The Welsh-born artist Richard Wilson initially trained as a portraitist and took to painting landscapes before setting off for Italy in 1750. His seven-year sojourn there started in Venice and lead ultimately to Rome and Naples, where he became familiar with the work of Poussin, Claude, Rosa and Jan Frans van Bloemen. Wilson's connections in Italy and his aptitude for the Classics made him an ideal tutor to the Grand Tourists, who would become his most important patrons.

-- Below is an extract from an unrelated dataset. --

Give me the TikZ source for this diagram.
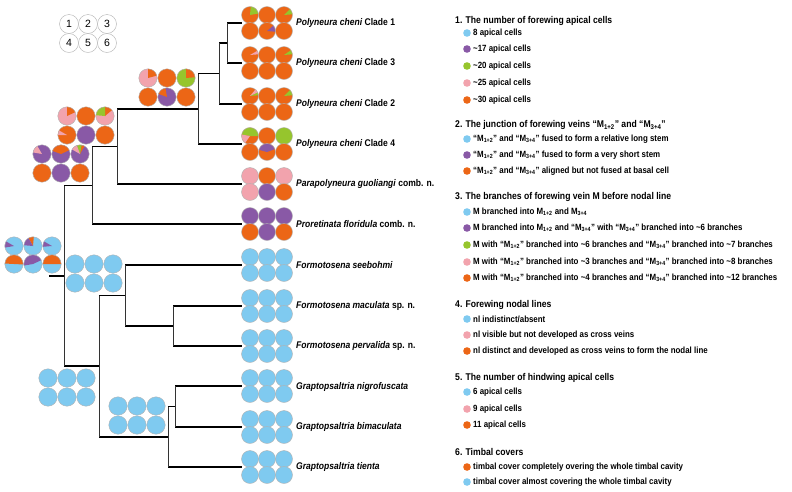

The Torre delle Grotte is probably situated on the coast of Fusaro, south of Salerno. This remarkable site is distinguished by its outcrop of rock with natural caves topped by a ruined fort. The present painting, lacking in any overt reference to antiquity, stands apart in Wilson's oeuvre. The focus here is on the romantic, picturesque qualities of the landscape, as studied from life en plein air, much like his superb Tivoli, the Temple of Maecenas (Constable, pl. 119a). A drawing of this view contained in a sketchbook from 1752, now at the Victoria and Albert Museum (op cit., pl. 78b), provides the date for this work.

Wilson painted this view on two other occasions: a signed canvas in the Mrs. L'Estrange Malone collection, Scampston, York (17 x 27½ in.), considered by Waterhouse and Constable to be the finest variant; and another unsigned picture in the collection of Sir John Molesworth-St. Aubyn, Bt., Pencarrow (21 x 29 in.).